_Requirement_
Leave out the pictures, then reproduce the rest of the material exactly.
start Given material
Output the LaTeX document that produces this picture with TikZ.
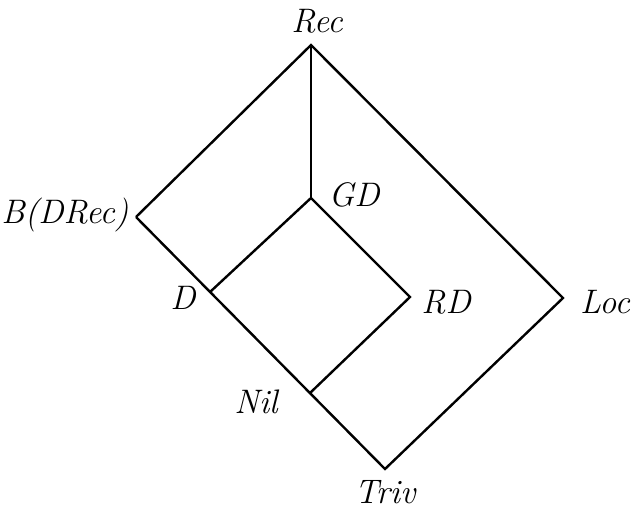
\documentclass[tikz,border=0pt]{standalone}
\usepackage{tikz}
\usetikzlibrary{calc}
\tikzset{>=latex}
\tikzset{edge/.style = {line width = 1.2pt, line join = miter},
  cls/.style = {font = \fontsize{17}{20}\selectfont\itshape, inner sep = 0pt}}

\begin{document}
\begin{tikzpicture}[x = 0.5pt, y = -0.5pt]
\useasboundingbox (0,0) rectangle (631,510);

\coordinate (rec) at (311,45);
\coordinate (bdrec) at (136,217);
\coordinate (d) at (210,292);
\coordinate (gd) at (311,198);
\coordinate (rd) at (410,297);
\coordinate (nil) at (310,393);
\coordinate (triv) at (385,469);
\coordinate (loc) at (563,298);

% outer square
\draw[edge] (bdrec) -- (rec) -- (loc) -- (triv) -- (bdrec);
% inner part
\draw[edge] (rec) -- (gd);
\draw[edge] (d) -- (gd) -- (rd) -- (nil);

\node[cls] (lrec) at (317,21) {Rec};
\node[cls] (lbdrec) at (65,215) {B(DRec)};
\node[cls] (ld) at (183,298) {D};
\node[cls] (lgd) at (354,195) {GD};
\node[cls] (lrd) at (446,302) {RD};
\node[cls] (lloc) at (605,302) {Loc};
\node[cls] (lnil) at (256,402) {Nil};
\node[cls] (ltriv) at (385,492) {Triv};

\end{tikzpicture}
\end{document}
end Given material
_Problem solution_
Output the LaTeX document that produces this picture with TikZ.
\documentclass[tikz,border=0pt]{standalone}
\usepackage{tikz}
\usetikzlibrary{calc}
\tikzset{>=latex}
\tikzset{edge/.style = {line width = 1.2pt, line join = miter},
  cls/.style = {font = \fontsize{17}{20}\selectfont\itshape, inner sep = 0pt}}

\begin{document}
\begin{tikzpicture}[x = 0.5pt, y = -0.5pt]
\useasboundingbox (0,0) rectangle (631,510);

\coordinate (rec) at (311,45);
\coordinate (bdrec) at (136,217);
\coordinate (d) at (210,292);
\coordinate (gd) at (311,198);
\coordinate (rd) at (410,297);
\coordinate (nil) at (310,393);
\coordinate (triv) at (385,469);
\coordinate (loc) at (563,298);

% outer square
\draw[edge] (bdrec) -- (rec) -- (loc) -- (triv) -- (bdrec);
% inner part
\draw[edge] (rec) -- (gd);
\draw[edge] (d) -- (gd) -- (rd) -- (nil);

\node[cls] (lrec) at (317,21) {Rec};
\node[cls] (lbdrec) at (65,215) {B(DRec)};
\node[cls] (ld) at (183,298) {D};
\node[cls] (lgd) at (354,195) {GD};
\node[cls] (lrd) at (446,302) {RD};
\node[cls] (lloc) at (605,302) {Loc};
\node[cls] (lnil) at (256,402) {Nil};
\node[cls] (ltriv) at (385,492) {Triv};

\end{tikzpicture}
\end{document}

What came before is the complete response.